I have worked with three types of heuristic search: greedy search, simulated annealing, and genetic algorithms.
Greedy search consists of starting in random locations in the search space, and only making changes that increase the score. For example, in the case of searching for a network, a random starting point would be defined by randomly selecting edges between nodes (see my brief primer on graphs for an introduction to the terms used here). A change would be an addition or deletion of an edge. When no changes can increase the score (the search has reached a peak in the search space), one round of greedy search is completed. Greedy search is usually performed with a number of random restarts, such that multiple peaks are reached. The highest peak reached over all the restarts is presented as the solution.
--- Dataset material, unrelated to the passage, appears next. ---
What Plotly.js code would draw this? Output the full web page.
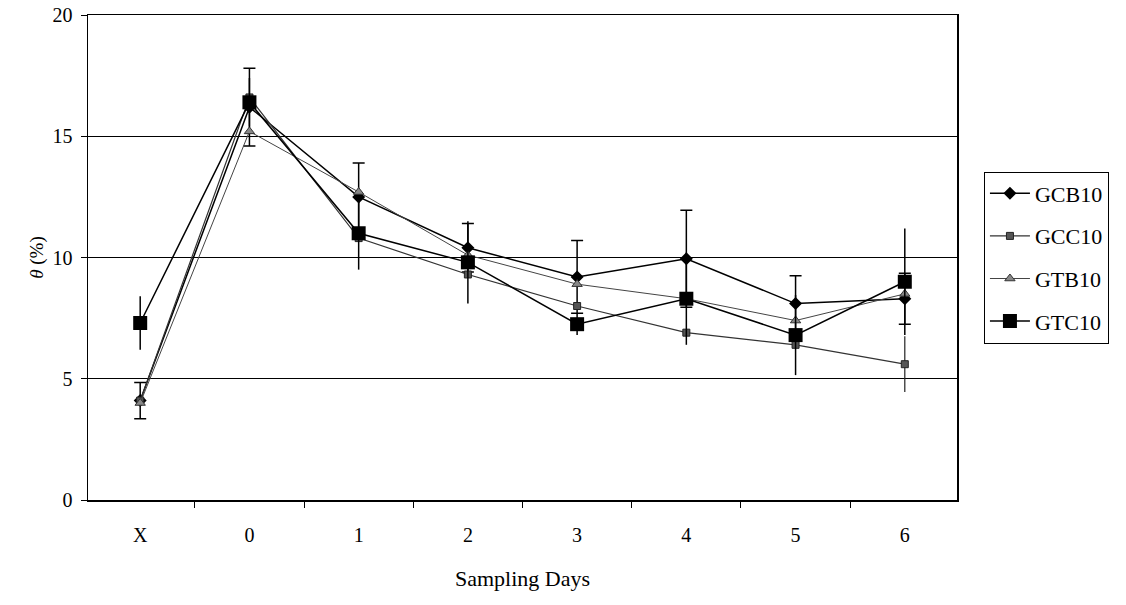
<!DOCTYPE html>
<html>
<head>
<meta charset="utf-8">
<script src="https://cdn.plot.ly/plotly-3.0.1.min.js"></script>
<style>body{margin:0;background:#fff;} #chart{width:1126px;height:605px;}</style>
</head>
<body>
<div id="chart"></div>
<script>
var categories = ["X", "0", "1", "2", "3", "4", "5", "6"];
var gcb10 = [4.1, 16.2, 12.5, 10.4, 9.2, 9.95, 8.1, 8.3];
var gcb10Err = [0.75, 1.6, 1.4, 1.0, 1.5, 2.0, 1.15, 1.05];
var gcc10 = [4.1, 16.6, 10.8, 9.3, 8.0, 6.9, 6.4, 5.6];
var gcc10Err = [0, 0, 0, 0, 0, 0, 0, 1.15];
var gtb10 = [4.0, 15.2, 12.7, 10.1, 8.9, 8.3, 7.4, 8.5];
var gtc10 = [7.3, 16.4, 11.0, 9.8, 7.25, 8.3, 6.8, 9.0];
var gtc10Err = [1.1, 1.0, 1.5, 1.7, 0.45, 1.9, 1.65, 2.2];

var traces = [
  {x: categories, y: gcb10, name: "GCB10", legendgroup: "a", type: "scatter", mode: "lines+markers",
   line: {color: "#000", width: 1.5}, marker: {symbol: "diamond", size: 10, color: "#000"},
   error_y: {type: "data", array: gcb10Err, visible: true, color: "#000", thickness: 1.5, width: 6}},
  {x: categories, y: gcc10, name: "GCC10", legendgroup: "b", type: "scatter", mode: "lines+markers",
   line: {color: "#333", width: 1.2}, marker: {symbol: "square", size: 7, color: "#555", line: {color: "#222", width: 1}},
   error_y: {type: "data", array: gcc10Err, visible: true, color: "#222", thickness: 1.2, width: 0}},
  {x: categories, y: gtb10, name: "GTB10", legendgroup: "c", type: "scatter", mode: "lines+markers",
   line: {color: "#444", width: 1}, marker: {symbol: "triangle-up", size: 9, color: "#888", line: {color: "#333", width: 1}}},
  {x: categories, y: gtc10, name: "GTC10", legendgroup: "d", type: "scatter", mode: "lines+markers",
   line: {color: "#000", width: 1.5}, marker: {symbol: "square", size: 14, color: "#000"},
   error_y: {type: "data", array: gtc10Err, visible: true, color: "#000", thickness: 1.5, width: 0}}
];

var layout = {
  width: 1126, height: 605,
  margin: {l: 88, r: 169, t: 15, b: 105},
  paper_bgcolor: "#fff", plot_bgcolor: "#fff",
  font: {family: "Liberation Serif, Times New Roman, serif", color: "#000", size: 20},
  showlegend: true,
  legend: {x: 1.031, xanchor: "left", y: 0.5, yanchor: "middle", itemwidth: 40,
    bordercolor: "#000", borderwidth: 1, font: {size: 22}, tracegroupgap: 11},
  xaxis: {type: "category", showline: true, linecolor: "#000", linewidth: 1.5, mirror: true,
    ticks: "outside", ticklen: 6, tickcolor: "#000", tickson: "boundaries", showgrid: false,
    ticklabelstandoff: 16,
    tickfont: {size: 20}, title: {text: "Sampling Days", font: {size: 22}, standoff: 26}},
  yaxis: {range: [0, 20], dtick: 5, showline: true, linecolor: "#000", linewidth: 1.5, mirror: true,
    ticks: "outside", ticklen: 6, tickcolor: "#000", showgrid: true, gridcolor: "#000", gridwidth: 1,
    zeroline: false, tickfont: {size: 20}, ticklabelstandoff: 4,
    title: {text: "<i>θ</i> (%)", font: {size: 19}, standoff: 4}}
};

Plotly.newPlot("chart", traces, layout, {staticPlot: true});
</script>
</body>
</html>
Simulated annealing is the same type of search as greedy search, involving moving in small steps throughout the search space, but is more advanced. Here, one starts either in a random location or a particular defined start place (in networks, this is often the empty graph). The search moves in a series of steps where a change to the solution is proposed (in networks, addition or deletion of an edge). If this change increases the score, it is performed. If it decreases the score, it is performed with a certain probability. This probability slowly decreases throughout the time of the search, such that it eventually reaches zero. At this point simulated annealing is equivalent to greedy search and it climbs the nearest peak. The ability to go back down in score enables a simulated annealing search to visit multiple peaks in one round. The highest peak visited is presented as the solution.
Genetic algorithms are a different kind of search, based on analogy to biological evolution. A number of different solutions are simultaneously maintained, called a population. The relevant parameters of the solutions are stored as chromosomes, basicially one or more linear orderings of the parameters (in the case of networks, these would be the identity of the edges). The score of a solution is known as its fitness.
- The three basic operations in a genetic algorithm are mating, mutation, and selection.
- In mating, two solutions (called the mother and father) create two new offspring by crossover of their chromosome. In crossover, a crossover point is randomly chosen in the chromosome. One of the new solutions has the first portion of the chromosome up until the crossover point from the mother, and the remainder from the father. The other new solution has the first part from the father and the remainder from the mother.
- In mutation, a random change is made in one of the parameters of the solution.
And in selection, those solutions in the population with the highest fitness are maintained until the next generation, and the remainder are discarded.
A single generation of a genetic algorithm consists of the following:
- Members of the population mate—mates can either be chosen randomly or on the basis of fitness.
- Offspring undergo mutation.
- Selection occurs, and the new population starts the cycle again.
Genetic algorithms are usually run until the mean fitness of the population begins to level off. The member of the population with the highest score is presented as the solution.